Transcribe only the part of the material below that begins at the line containing "What Bokeh code" and ends at the line containing "from bokeh.resources import INLINE", with both kept and images left out.

— Start LISTED RECORDS —

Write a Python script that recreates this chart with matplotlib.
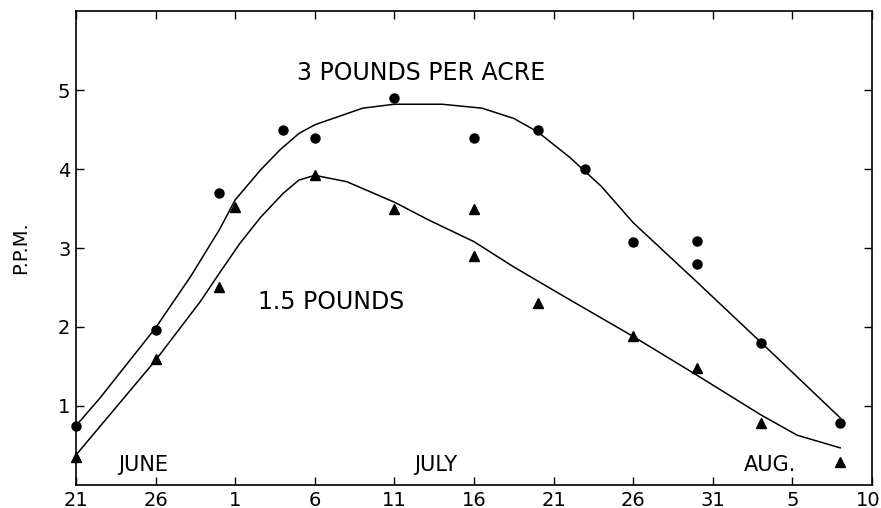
import matplotlib.pyplot as plt
from matplotlib.transforms import ScaledTranslation

# days counted from June 21
day_ticks = [0, 5, 10, 15, 20, 25, 30, 35, 40, 45, 50]
day_labels = ["21", "26", "1", "6", "11", "16", "21", "26", "31", "5", "10"]
ppm_ticks = [1, 2, 3, 4, 5]

# observed residues, 3 pounds per acre
heavy_days = [0, 5, 9, 13, 15, 20, 25, 29, 32, 35, 39, 39, 43, 48]
heavy_ppm = [0.75, 1.96, 3.70, 4.50, 4.39, 4.90, 4.39, 4.50, 4.00, 3.08, 3.09, 2.80, 1.80, 0.78]

# observed residues, 1.5 pounds per acre
light_days = [0, 5, 9, 10, 15, 20, 25, 25, 29, 35, 39, 43, 48]
light_ppm = [0.35, 1.60, 2.51, 3.52, 3.92, 3.50, 3.49, 2.90, 2.30, 1.89, 1.48, 0.78, 0.29]

# hand-fitted curves
heavy_curve_days = [0, 1.5, 5, 7.2, 9, 10, 11.6, 12.8, 14, 15, 18, 20, 23, 25.5, 27.5, 29, 31, 33, 35, 39, 43, 48]
heavy_curve_ppm = [0.75, 1.10, 1.99, 2.64, 3.23, 3.61, 3.99, 4.24, 4.45, 4.56, 4.77, 4.82, 4.82, 4.77, 4.64, 4.47,
                   4.15, 3.78, 3.32, 2.57, 1.81, 0.85]
light_curve_days = [0, 5, 7.8, 9, 10.3, 11.6, 13, 14, 15, 17, 20, 22.2, 25, 27.5, 30.8, 35, 39, 43, 45.3, 48]
light_curve_ppm = [0.38, 1.58, 2.32, 2.68, 3.06, 3.39, 3.69, 3.86, 3.92, 3.84, 3.58, 3.35, 3.08, 2.76, 2.37, 1.88,
                   1.39, 0.89, 0.63, 0.47]

fig = plt.figure(figsize=(8.81, 5.08), dpi=100)
ax = fig.add_axes([0.0863, 0.0453, 0.9035, 0.933])

ax.plot(heavy_curve_days, heavy_curve_ppm, color="black", lw=1.1, clip_on=False)
ax.plot(light_curve_days, light_curve_ppm, color="black", lw=1.1, clip_on=False)
ax.plot(heavy_days, heavy_ppm, "o", color="black", ms=6.5, clip_on=False)
ax.plot(light_days, light_ppm, "^", color="black", ms=7.5, clip_on=False)

ax.set_xlim(0, 50)
ax.set_ylim(0, 6)
ax.set_xticks(day_ticks)
ax.set_xticklabels(day_labels)
ax.set_yticks(ppm_ticks)
ax.tick_params(direction="in", length=6, width=1, labelsize=14, pad=4,
               top=True, right=True)
for side in ax.spines.values():
    side.set_linewidth(1.2)

# keep the last date inside the figure edge
last = ax.get_xticklabels()[-1]
last.set_transform(last.get_transform() + ScaledTranslation(-0.04, 0, fig.dpi_scale_trans))

ax.set_ylabel("P.P.M.", fontsize=14, labelpad=20)

ax.text(21.7, 5.22, "3 POUNDS PER ACRE", fontsize=17, ha="center", va="center")
ax.text(16.0, 2.32, "1.5 POUNDS", fontsize=17, ha="center", va="center")
ax.text(4.2, 0.25, "JUNE", fontsize=15, ha="center", va="center")
ax.text(22.6, 0.25, "JULY", fontsize=15, ha="center", va="center")
ax.text(43.6, 0.25, "AUG.", fontsize=15, ha="center", va="center")

fig.savefig("out.png", dpi=100)
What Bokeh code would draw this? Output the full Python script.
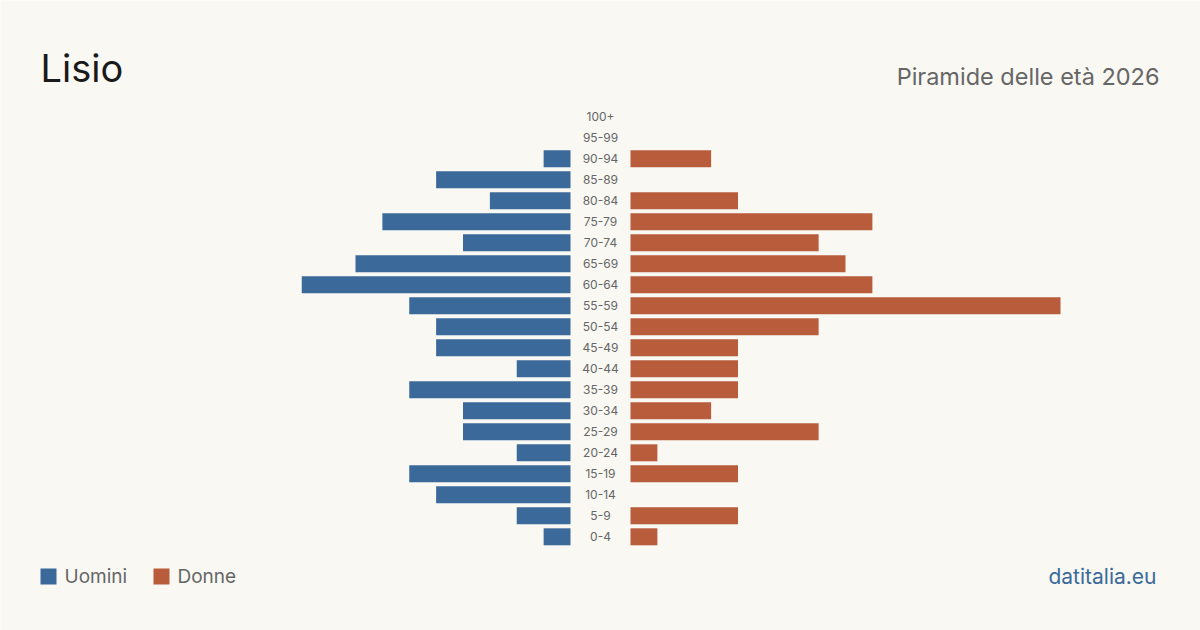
from bokeh.plotting import figure
from bokeh.models import Range1d, ColumnDataSource
from bokeh.core.properties import value
from bokeh.embed import file_html
from bokeh.resources import INLINE

# Age groups from youngest to oldest
age_groups = ["0-4", "5-9", "10-14", "15-19", "20-24", "25-29", "30-34", "35-39",
              "40-44", "45-49", "50-54", "55-59", "60-64", "65-69", "70-74",
              "75-79", "80-84", "85-89", "90-94", "95-99", "100+"]
men = [1, 2, 5, 6, 2, 4, 4, 6, 2, 5, 5, 6, 10, 8, 4, 7, 3, 5, 1, 0, 0]
women = [1, 4, 0, 4, 1, 7, 3, 4, 4, 4, 7, 16, 9, 8, 7, 9, 4, 0, 3, 0, 0]

W, H = 1200, 630
BG = "#f9f8f3"
BLUE = "#3b6a9a"
ORANGE = "#b85c3c"
GRAY = "#666666"

px_per_unit = 26.875
half = (W / 2) / px_per_unit
gap = 30 / px_per_unit
row = 21.0
base_px = 536.3  # pixel y of the youngest row

p = figure(width=W, height=H, output_backend="svg", toolbar_location=None,
           x_range=Range1d(-half, half),
           y_range=Range1d((base_px - H) / row, base_px / row),
           min_border=0, background_fill_color=BG, border_fill_color=BG,
           outline_line_color=None)
p.xaxis.visible = False
p.yaxis.visible = False
p.grid.visible = False

idx = list(range(len(age_groups)))
src = ColumnDataSource(dict(
    y=idx, label=age_groups,
    m_left=[-gap - v for v in men], m_right=[-gap] * len(men),
    f_left=[gap] * len(women), f_right=[gap + v for v in women],
))

bh = 17 / row
p.hbar(y="y", left="m_left", right="m_right", height=bh, source=src,
       fill_color=BLUE, line_color=None)
p.hbar(y="y", left="f_left", right="f_right", height=bh, source=src,
       fill_color=ORANGE, line_color=None)
p.text(x=0, y="y", text="label", source=src, text_align="center",
       text_baseline="middle", text_font_size="12px", text_color=GRAY,
       text_font=value("Inter"))

def px_x(x):
    return (x - W / 2) / px_per_unit

def px_y(y):
    return (base_px - y) / row

# Title and subtitle
p.text(x=[px_x(40)], y=[px_y(67)], text=["Lisio"], text_font=value("Inter"),
       text_font_size="38px", text_color="#1a1a1a", text_baseline="middle",
       text_align="left")
p.text(x=[px_x(1159)], y=[px_y(76)], text=["Piramide delle età 2026"],
       text_font=value("Inter"), text_font_size="23.5px", text_color=GRAY,
       text_baseline="middle", text_align="right")

# Legend
sq = 16 / px_per_unit
p.rect(x=[px_x(48), px_x(161)], y=[px_y(576), px_y(576)], width=sq,
       height=16 / row, fill_color=[BLUE, ORANGE], line_color=None)
p.text(x=[px_x(64), px_x(177)], y=[px_y(576), px_y(576)],
       text=["Uomini", "Donne"], text_font=value("Inter"), text_font_size="19px",
       text_color=GRAY, text_baseline="middle", text_align="left")

# Source
p.text(x=[px_x(1156)], y=[px_y(576)], text=["datitalia.eu"],
       text_font=value("Inter"), text_font_size="21px", text_color=BLUE,
       text_baseline="middle", text_align="right")

open("out.html", "w").write(file_html(p, INLINE))
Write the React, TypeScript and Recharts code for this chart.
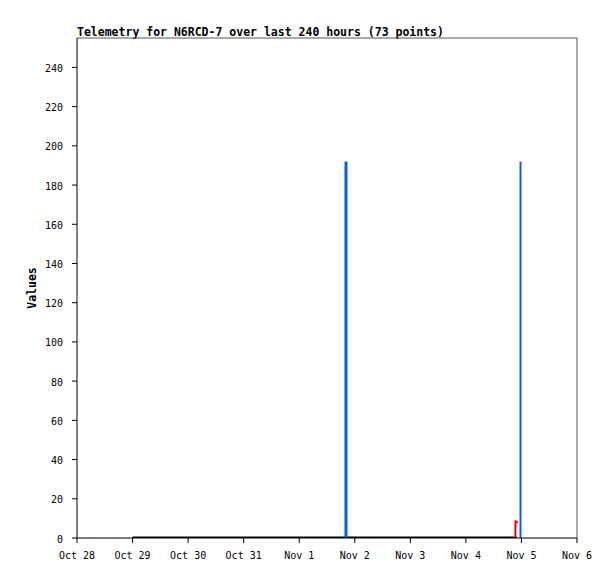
import React from "react";
import {
  LineChart,
  Line,
  XAxis,
  YAxis,
  ReferenceLine,
  Label,
} from "recharts";

// hours since Oct 28 00:00
const dayLabels = ["Oct 28", "Oct 29", "Oct 30", "Oct 31", "Nov 1", "Nov 2", "Nov 3", "Nov 4", "Nov 5", "Nov 6"];
const dayTicks = [0, 24, 48, 72, 96, 120, 144, 168, 192, 216];
const yTicks = [0, 20, 40, 60, 80, 100, 120, 140, 160, 180, 200, 220, 240];

// black series (flat at zero)
const blackTimes = [24, 48, 72, 96, 120, 144, 168, 190.1];
const blackValues = [0, 0, 0, 0, 0, 0, 0, 0];

// blue impulses
const blueTimes = [116.2, 191.6];
const blueValues = [192, 192];

// red series
const redTimes = [189.4, 189.4, 189.5, 190.5];
const redValues = [0, 9, 8, 8];

const FONT = "'DejaVu Sans Mono', 'Liberation Mono', monospace";

const zip = (ts: number[], vs: number[]) => ts.map((t, i) => ({ t, v: vs[i] }));

const blackData = zip(blackTimes, blackValues);
const redData = zip(redTimes, redValues);
const blueSpikes = blueTimes.map((t, i) => [
  { t, v: 0 },
  { t, v: blueValues[i] },
]);

export default function App() {
  return (
    <div style={{ position: "absolute", left: 0, top: 0, width: 615, height: 579, background: "#fff" }}>
      <div
        style={{
          position: "absolute",
          left: 77,
          top: 26,
          fontFamily: FONT,
          fontWeight: "bold",
          fontSize: 11.5,
          lineHeight: "12px",
          color: "#000",
          whiteSpace: "nowrap",
        }}
      >
        Telemetry for N6RCD-7 over last 240 hours (73 points)
      </div>
      <LineChart
        width={615}
        height={579}
        margin={{ top: 38, right: 38, left: 0, bottom: 11 }}
      >
        <XAxis
          dataKey="t"
          type="number"
          domain={[0, 216]}
          ticks={dayTicks}
          tickFormatter={(v: number) => dayLabels[dayTicks.indexOf(v)] ?? ""}
          interval={0}
          height={30}
          tickSize={5}
          tickMargin={9}
          stroke="#000"
          tick={{ fill: "#000", fontFamily: FONT, fontSize: 10 }}
          allowDataOverflow
        />
        <YAxis
          type="number"
          domain={[0, 255]}
          ticks={yTicks}
          interval={0}
          width={77}
          tickSize={5}
          tickMargin={9}
          stroke="#000"
          tick={{ fill: "#000", fontFamily: FONT, fontSize: 10, dy: 1 }}
          allowDataOverflow
        >
          <Label
            content={({ viewBox }: any) => {
              const cx = viewBox.x + 32;
              const cy = viewBox.y + viewBox.height / 2;
              return (
                <text
                  x={cx}
                  y={cy}
                  transform={`rotate(-90 ${cx} ${cy})`}
                  textAnchor="middle"
                  dominantBaseline="central"
                  fontFamily={FONT}
                  fontWeight="bold"
                  fontSize={11.5}
                  fill="#000"
                >
                  Values
                </text>
              );
            }}
          />
        </YAxis>
        <ReferenceLine y={255} stroke="#555" strokeWidth={1} ifOverflow="extendDomain" />
        <ReferenceLine x={216} stroke="#555" strokeWidth={1} />
        <Line
          data={blackData}
          dataKey="v"
          type="linear"
          stroke="#000"
          strokeWidth={3}
          dot={false}
          isAnimationActive={false}
        />
        <Line
          data={blueSpikes[0]}
          dataKey="v"
          type="linear"
          stroke="#0a64c8"
          strokeWidth={3}
          dot={false}
          isAnimationActive={false}
        />
        <Line
          data={blueSpikes[1]}
          dataKey="v"
          type="linear"
          stroke="#0a64c8"
          strokeWidth={2}
          dot={false}
          isAnimationActive={false}
        />
        <Line
          data={redData}
          dataKey="v"
          type="linear"
          stroke="#ff0000"
          strokeWidth={2}
          dot={false}
          isAnimationActive={false}
        />
      </LineChart>
    </div>
  );
}
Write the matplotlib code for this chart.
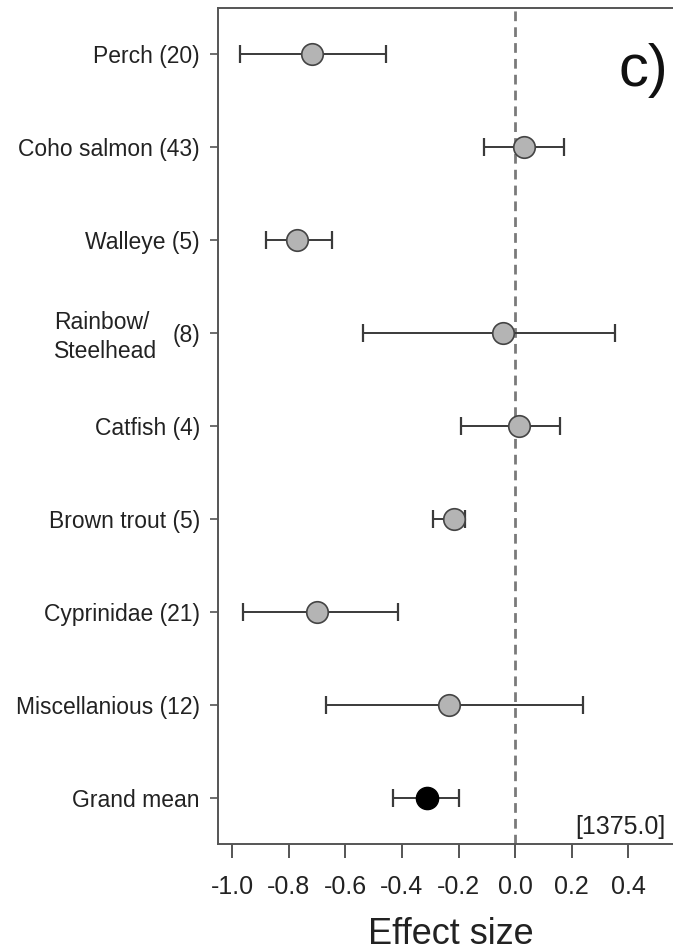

— End LISTED RECORDS —

## THE OUTPUT
What Bokeh code would draw this? Output the full Python script.
from bokeh.plotting import figure
from bokeh.models import Range1d, ColumnDataSource
from bokeh.core.properties import value
from bokeh.embed import file_html
from bokeh.resources import INLINE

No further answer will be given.